Worse Than Fiction: America’s Overcrowded Cellar


Published on Thursday, July 7, 2011 by CommonDreams.org

In a 1973 short story, “The Ones Who Walk Away from Omelas,” fantasy writer Ursula Le Guin describes a peculiar city where the inhabitants’ prosperity depends entirely upon the endless suffering of a single young child, locked away forever in a cellar. The townspeople ignore the child’s pleas for release because they have learned that his salvation will destroy a world that is utopian in every other way. As Le Guin writes:

They all understand that their happiness, the beauty of their city, the tenderness of their friendships, the health of their children, the wisdom of their scholars, the skill of their makers, even the abundance of their harvest and the kindly weathers of their skies, depend wholly on this child's abominable misery.

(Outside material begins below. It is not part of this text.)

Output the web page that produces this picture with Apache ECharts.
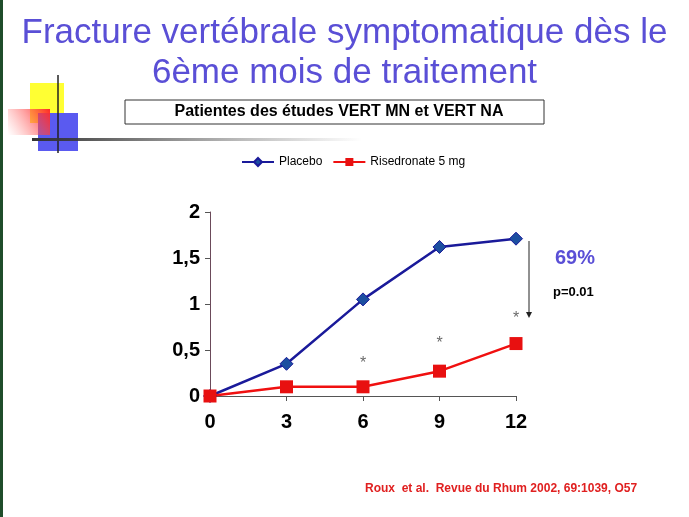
<!DOCTYPE html>
<html><head><meta charset="utf-8">
<script src="https://cdn.jsdelivr.net/npm/echarts@6/dist/echarts.min.js"></script>
<style>html,body{margin:0;padding:0;background:#fff}#c{width:689px;height:517px}</style>
</head><body><div id="c"></div>
<script>
const categories = ['0','3','6','9','12'];
const placebo = [0, 0.35, 1.05, 1.62, 1.71];
const risedronate = [0, 0.1, 0.1, 0.27, 0.57];
const starPoints = [['6', 0.35], ['9', 0.57], ['12', 0.84]];
const yTicks = ['0','0,5','1','1,5','2'];

const chart = echarts.init(document.getElementById('c'));
const F = 'Liberation Sans, Arial, sans-serif';
const FN = 'Liberation Sans Narrow, Arial Narrow, Liberation Sans, sans-serif';
chart.setOption({
  backgroundColor: '#fff',
  animation: false,
  title: {
    text: 'Fracture vertébrale symptomatique dès le\n6ème mois de traitement',
    left: 'center', top: 8,
    textStyle: {color: '#5a4fd6', fontFamily: F, fontSize: 35, fontWeight: 'normal', lineHeight: 40}
  },
  legend: {
    top: 151, left: 236, itemGap: 10, itemWidth: 32, itemHeight: 10,
    textStyle: {fontFamily: FN, fontSize: 12, color: '#000'},
    data: ['Placebo', 'Risedronate 5 mg']
  },
  grid: {left: 210, right: 173, top: 212, bottom: 121},
  xAxis: {
    type: 'category', data: categories, boundaryGap: false,
    axisLine: {lineStyle: {color: '#555', width: 1}},
    axisTick: {show: true, length: 5, lineStyle: {color: '#555'}},
    axisLabel: {fontFamily: FN, fontSize: 20, fontWeight: 'bold', color: '#000', margin: 16}
  },
  yAxis: {
    type: 'value', min: 0, max: 2, interval: 0.5,
    splitLine: {show: false},
    axisLine: {show: true, lineStyle: {color: '#6b4a5a'}},
    axisTick: {show: true, length: 5, lineStyle: {color: '#555'}},
    axisLabel: {fontFamily: FN, fontSize: 20, fontWeight: 'bold', color: '#000', margin: 10,
      formatter: v => yTicks[Math.round(v * 2)]}
  },
  series: [
    {name: 'Placebo', type: 'line', data: placebo, symbol: 'diamond', symbolSize: 13,
      lineStyle: {color: '#1a1a9a', width: 2.5}, itemStyle: {color: '#1c4fa0', borderColor: '#1a1a9a', borderWidth: 1}},
    {name: 'Risedronate 5 mg', type: 'line', data: risedronate, symbol: 'rect', symbolSize: 13,
      lineStyle: {color: '#f01010', width: 2.5}, itemStyle: {color: '#e81010'}, z: 3},
    {name: 'stars', type: 'scatter', data: starPoints, symbolSize: 1, itemStyle: {color: 'rgba(0,0,0,0)'},
      label: {show: true, formatter: '*', position: 'inside', fontSize: 16, color: '#444', fontFamily: F}}
  ],
  graphic: [
    {type: 'rect', shape: {x: 0, y: 0, width: 3, height: 517}, style: {fill: '#1f4d2a'}},
    {type: 'rect', shape: {x: 30, y: 83, width: 34, height: 40}, style: {fill: '#ffff33'}},
    {type: 'rect', shape: {x: 38, y: 113, width: 40, height: 38}, style: {fill: '#5a5af0'}},
    {type: 'rect', shape: {x: 8, y: 109, width: 42, height: 26},
      style: {fill: {type: 'linear', x: 1, y: 0, x2: 0, y2: 1, colorStops: [{offset: 0, color: 'rgba(255,40,40,1)'}, {offset: 1, color: 'rgba(255,120,120,0)'}]}}},
    {type: 'line', shape: {x1: 58, y1: 75, x2: 58, y2: 153}, style: {stroke: '#222', lineWidth: 1.5}},
    {type: 'rect', shape: {x: 32, y: 138, width: 330, height: 3},
      style: {fill: {type: 'linear', x: 0, y: 0, x2: 1, y2: 0, colorStops: [{offset: 0, color: '#333'}, {offset: 1, color: 'rgba(80,80,80,0)'}]}}},
    {type: 'rect', shape: {x: 125, y: 100, width: 419, height: 24}, style: {fill: '#fff', stroke: '#333', lineWidth: 1}},
    {type: 'text', x: 339, y: 112, style: {text: 'Patientes des études VERT MN et VERT NA', fontFamily: F, fontSize: 16, fontWeight: 'bold', fill: '#000', align: 'center', verticalAlign: 'middle'}},
    {type: 'line', shape: {x1: 529, y1: 241, x2: 529, y2: 315}, style: {stroke: '#222', lineWidth: 1}},
    {type: 'polygon', shape: {points: [[526, 312], [532, 312], [529, 318]]}, style: {fill: '#222'}},
    {type: 'text', x: 555, y: 248, style: {text: '69%', fontFamily: F, fontSize: 20, fontWeight: 'bold', fill: '#5a4fd6'}},
    {type: 'text', x: 553, y: 286, style: {text: 'p=0.01', fontFamily: F, fontSize: 13, fontWeight: 'bold', fill: '#000'}},
    {type: 'text', x: 365, y: 483, style: {text: 'Roux  et al.  Revue du Rhum 2002, 69:1039, O57', fontFamily: F, fontSize: 12, fontWeight: 'bold', fill: '#e02020'}}
  ]
});
</script></body></html>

Although we may be tempted to look for parallels between this troubling tale and the ills of contemporary U.S. society, our attention should instead be drawn to two striking differences. First, whereas in Omelas one child tragically suffers for the welfare of everyone else, in the United States today many, many more children are abandoned to a metaphorical cellar -- not for the greater good, but merely to preserve or enhance the lives of a privileged relative few. Second, the distressing arrangement is unalterable in Omelas, fixed in place by the author’s construction. In our world, the current system instead reflects an outrageous lack of political will and courage.

Who are our country’s cellar-dwelling children? They include the child whose parents have lost their jobs and cannot find the work needed to pay the bills and keep their home. They include the child whose future prospects and enthusiasm for learning have been crushed by too many days in the overcrowded classrooms of an underfunded school. They include the child denied life-transforming treatment for a debilitating illness because her family could not find affordable health insurance. And they include the child whose entire young life has been spent in the shadows of poverty and hopelessness. Of course it’s not only millions of children who are shuttered in the dark underground. But focusing on our country’s youth hopefully enables us to bypass the litany of “blame the victim” talking points that present extreme inequality as good and “free markets” as just distributors of merit-based rewards.